In Bioinformatics, the amount of data generated is growing at an exponential rate, where data mining is badly needed. Nonetheless, extensions to the current mining techniques are required to handle some of the domain specific issues. Our focus is on addressing these limitations and extending the capability of current mining techniques. We have studied clustering techniques based on pattern coherency for micro-array data and string-based classification techniques. Another area is the mining of repeated patterns in a string sequence in the presence of noise. Indexing methods to support approximate pattern matching of bio-sequences and micro-array data have also been pursued.

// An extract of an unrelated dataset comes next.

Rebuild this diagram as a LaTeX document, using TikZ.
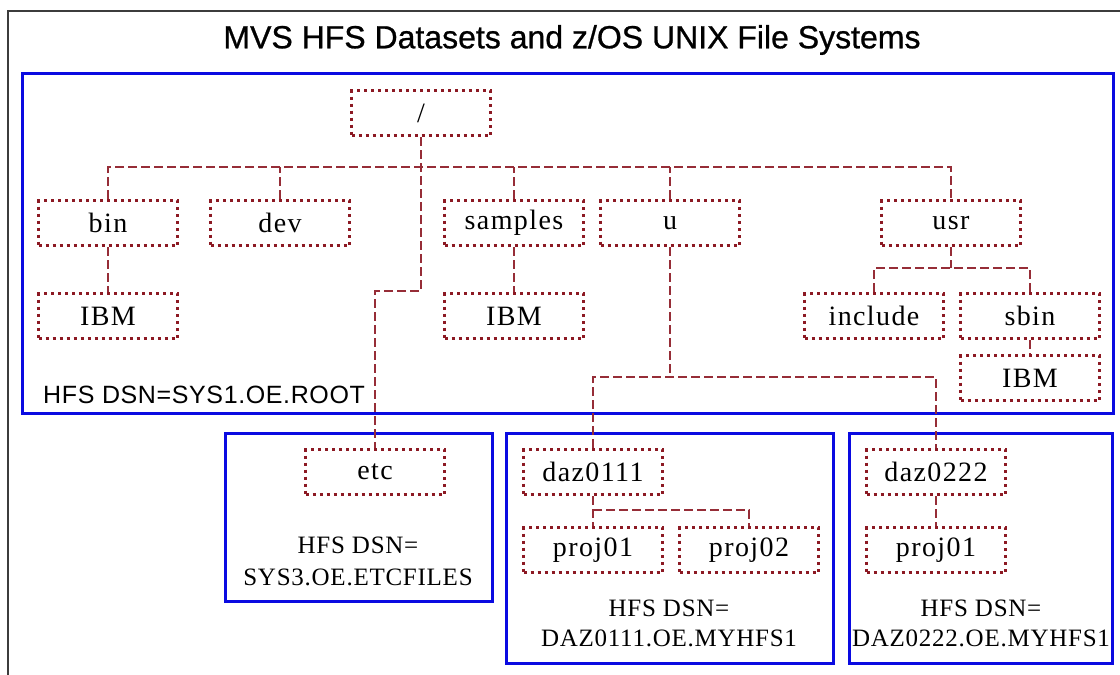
\documentclass[tikz,border=0pt]{standalone}
\usepackage{fontspec}
\setmainfont{Liberation Serif}
\newfontfamily\sansf{Liberation Sans}
\newfontfamily\titlef[FakeBold=0.8]{Liberation Sans}
\newfontfamily\rootf[LetterSpace=2.5]{Liberation Sans}
\newfontfamily\nodef[LetterSpace=5]{Liberation Serif}
\newfontfamily\labf[LetterSpace=3]{Liberation Serif}
\definecolor{dotcol}{RGB}{140,25,35}
\definecolor{dashcol}{RGB}{150,45,55}
\definecolor{boxblue}{RGB}{10,10,225}
\definecolor{framecol}{RGB}{60,60,60}
\tikzset{
  fbox/.style={draw=dotcol, line width=3pt, dash pattern=on 3pt off 4pt,
    minimum width=139pt, minimum height=45pt, inner sep=0pt,
    font=\nodef\fontsize{28}{32}\selectfont},
  conn/.style={draw=dashcol, line width=1.5pt, dash pattern=on 9pt off 4pt},
  bluebox/.style={draw=boxblue, line width=3pt},
  dsnlab/.style={font=\labf\fontsize{25}{29}\selectfont, inner sep=0pt}
}
\begin{document}
\begin{tikzpicture}[x=1pt,y=-1pt]
\useasboundingbox (0,0) rectangle (1120,675);
% outer frame
\draw[framecol, line width=1.5pt] (8,675) -- (8,11) -- (1120,11);
% title
\node[font=\titlef\fontsize{32}{36}\selectfont, inner sep=0pt] (title) at (572,40) {MVS HFS Datasets and z/OS UNIX File Systems};
% blue file system boxes
\draw[bluebox] (22,73) rectangle (1113,413);
\draw[bluebox] (225,433) rectangle (492,601);
\draw[bluebox] (506,433) rectangle (833,663);
\draw[bluebox] (849,433) rectangle (1112,663);
% directory nodes
\node[fbox] (root) at (421,113) {/};
\node[fbox] (bin) at (108,223) {bin};
\node[fbox] (dev) at (280,223) {dev};
\node[fbox] (samples) at (514,223) {samples};
\node[fbox] (u) at (670,223) {u};
\node[fbox] (usr) at (951,223) {usr};
\node[fbox] (ibma) at (108,316) {IBM};
\node[fbox] (ibmb) at (514,316) {IBM};
\node[fbox] (include) at (874,316) {include};
\node[fbox] (sbin) at (1030,316) {sbin};
\node[fbox] (ibmc) at (1030,378) {IBM};
\node[fbox] (etc) at (375,472) {etc};
\node[fbox] (daza) at (593,472) {daz0111};
\node[fbox] (proja) at (593,550) {proj01};
\node[fbox] (projb) at (749,550) {proj02};
\node[fbox] (dazb) at (936,472) {daz0222};
\node[fbox] (projc) at (936,550) {proj01};
% labels
\node[font=\rootf\fontsize{25}{29}\selectfont, inner sep=0pt, anchor=west] (rootdsn) at (43,395) {HFS DSN=SYS1.OE.ROOT};
\node[dsnlab] (etcdsna) at (358,545) {HFS DSN=};
\node[dsnlab] (etcdsnb) at (358,577) {SYS3.OE.ETCFILES};
\node[dsnlab] (dazadsna) at (669,608) {HFS DSN=};
\node[dsnlab] (dazadsnb) at (669,638) {DAZ0111.OE.MYHFS1};
\node[dsnlab] (dazbdsna) at (981,608) {HFS DSN=};
\node[dsnlab] (dazbdsnb) at (981,638) {DAZ0222.OE.MYHFS1};
% connectors
\coordinate (busy) at (0,167);
\coordinate (etcbend) at (375,291);
\coordinate (usrbus) at (0,268);
\coordinate (ubus) at (0,377);
\coordinate (dbus) at (0,510);
\draw[conn] (root.south) |- (etcbend) -- (etc.north);
\draw[conn] (bin.north) |- (usr.north |- busy) -- (usr.north);
\draw[conn] (dev.north) -- (dev.north |- busy);
\draw[conn] (samples.north) -- (samples.north |- busy);
\draw[conn] (u.north) -- (u.north |- busy);
\draw[conn] (bin.south) -- (ibma.north);
\draw[conn] (samples.south) -- (ibmb.north);
\draw[conn] (usr.south) -- (usr.south |- usrbus);
\draw[conn] (include.north) |- (sbin.north |- usrbus) -- (sbin.north);
\draw[conn] (sbin.south) -- (ibmc.north);
\draw[conn] (u.south) -- (u.south |- ubus);
\draw[conn] (daza.north) |- (dazb.north |- ubus) -- (dazb.north);
\draw[conn] (daza.south) -- (proja.north);
\draw[conn] (daza.south |- dbus) -| (projb.north);
\draw[conn] (dazb.south) -- (projc.north);
\end{tikzpicture}
\end{document}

With the popularity of on-line commerce, it has become increasingly critical for companies to employ data mining in order to obtain a competitive edge in the market place. We have studied various issues pertaining to data mining. One area of focus is the mining of high dimensional data, where we have developed a 'projected clustering' approach. Much work has been done on mining association rules, including developing faster and on-line algorithms, refining the large item set concept using collective strength, and devising a new framework to mine associations by pattern structures in relational databases.

Personalization refers to the ability to gather and store information about individual customers, analyze the information, and then act on the knowledge by delivering the right information to each customer at the proper time. It is a key technology needed in a variety of E-business applications, including customer relation management, advertisement targeting and product promotion, marketing campaign management, Web site content management, knowledge management, personalized portal management, and so on. Although each specific application area may need special tailoring, especially in the areas of user interface and data collection, the core techniques for personalization are quite similar. We have developed improved collaborative filtering algorithms and also a content-based collaborative filtering approach. We have also developed various text mining algorithms which provide automated content taxonomy and conceptual indexing, and which facilitate content-based collaborative filtering.

We have also studied Web enabling technologies including the development of caching and load balancing schemes to improve web/proxy server performance, the discovery of new business methods and processes for the Internet, and the identification and design of new Internet and pervasive computing applications. We have developed a variety of collaborative proxy caching algorithms and load balancing algorithms for clusters of Web servers, also known as 'Web server farms'. We have developed near-optimal scheduling strategies for the electronic distribution via television broadcast channels of digital content purchased over the Web. (Examples of such digital content include CDs, DVDs, software, and, in the future, books.) Finally, in the coming post-PC era, cellular phones and other small devices will be increasingly connected to the Internet. It is difficult to display large tables of information on these small devices, and accordingly we have developed table summarization techniques.